2. The biomimetic aquatic device as claimed in claim 1, wherein said cam groove has a first positioning portion disposed at a rear portion of said cam, and a second positioning portion disposed at a front portion of said cam, said first positioning portion and said second positioning portion being at a same side of the axis of said driving shaft.

3. The biomimetic aquatic device as claimed in claim 2, wherein said cam groove extends spirally about the axis of said driving shaft.

4. The biomimetic aquatic device as claimed in claim 1, wherein said cam groove has a first positioning portion disposed at a rear portion of said cam, and a second positioning portion disposed at a front portion of said cam, said first positioning portion and said second positioning portion being disposed respectively at opposite sides of the axis of said driving shaft.

5. The biomimetic aquatic device as claimed in claim 4, wherein said cam groove is annular and surrounds said driving shaft.
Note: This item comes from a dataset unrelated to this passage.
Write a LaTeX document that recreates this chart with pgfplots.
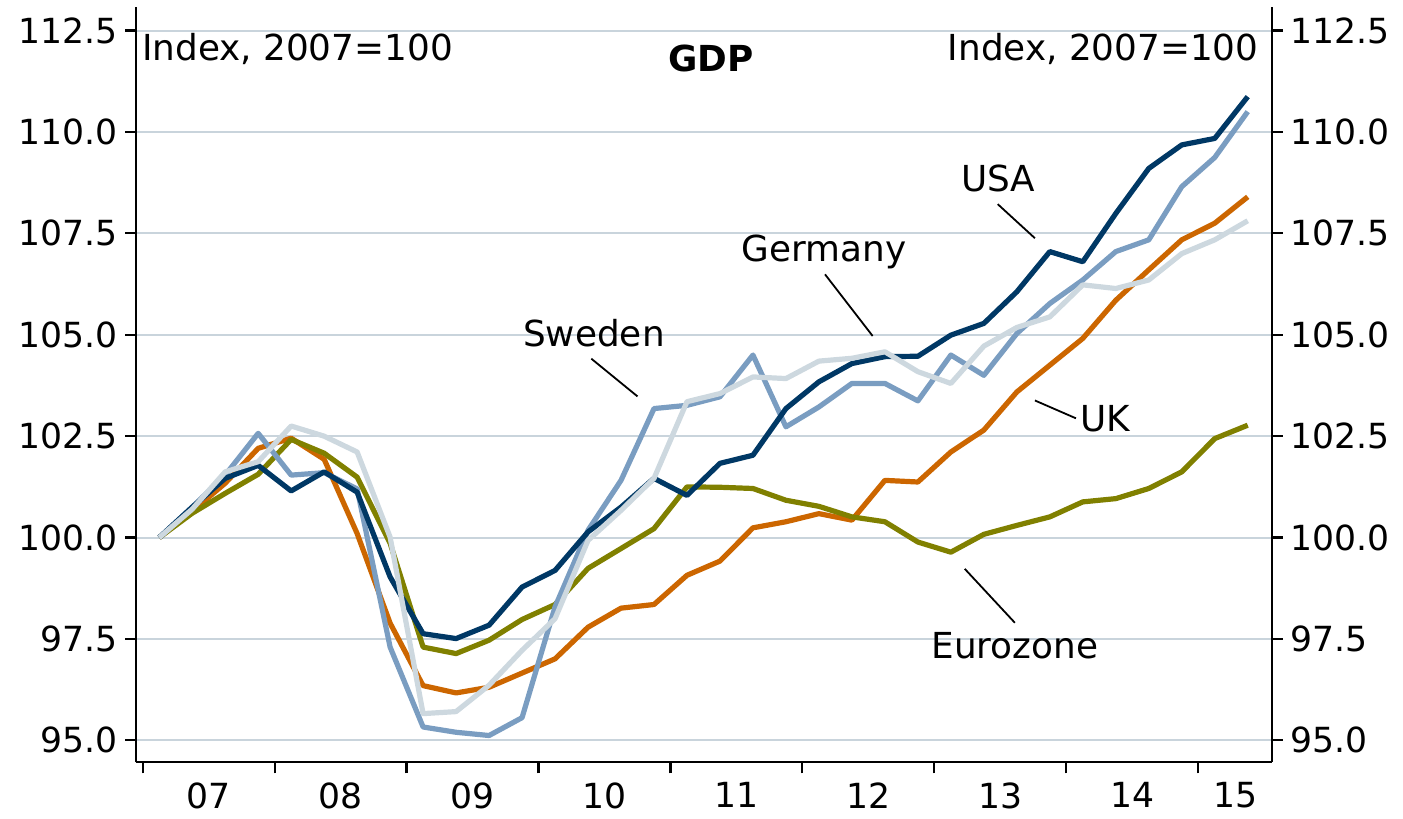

6. The biomimetic aquatic device as claimed in claim 1, wherein said weight unit includes:

a power source assembly electrically connected to said driving module; and

a driven element mounted fixedly to said power source assembly and including said engaging member.

7. The biomimetic aquatic device as claimed in claim 6, wherein:

said driving module further includes a base seat having an accommodating space retaining said driving shaft and said cam therein; and

said power source assembly extends into said accommodating space, is movable along the axis of said driving shaft, and surrounds said cam.

8. The biomimetic aquatic device as claimed in claim 6, wherein:

said driving module further includes a base seat; and

said biomimetic aquatic device further comprises a control module including a circuit board that is mounted outwardly of said base seat and that is configured to control rotation of said driving shaft, and two sensors that are electrically connected to said circuit board, that are spaced apart from each other in the front-rear direction, and that detect position of said driven element, such that said circuit board controls rotation of said driving shaft after receiving signals generated by said sensors.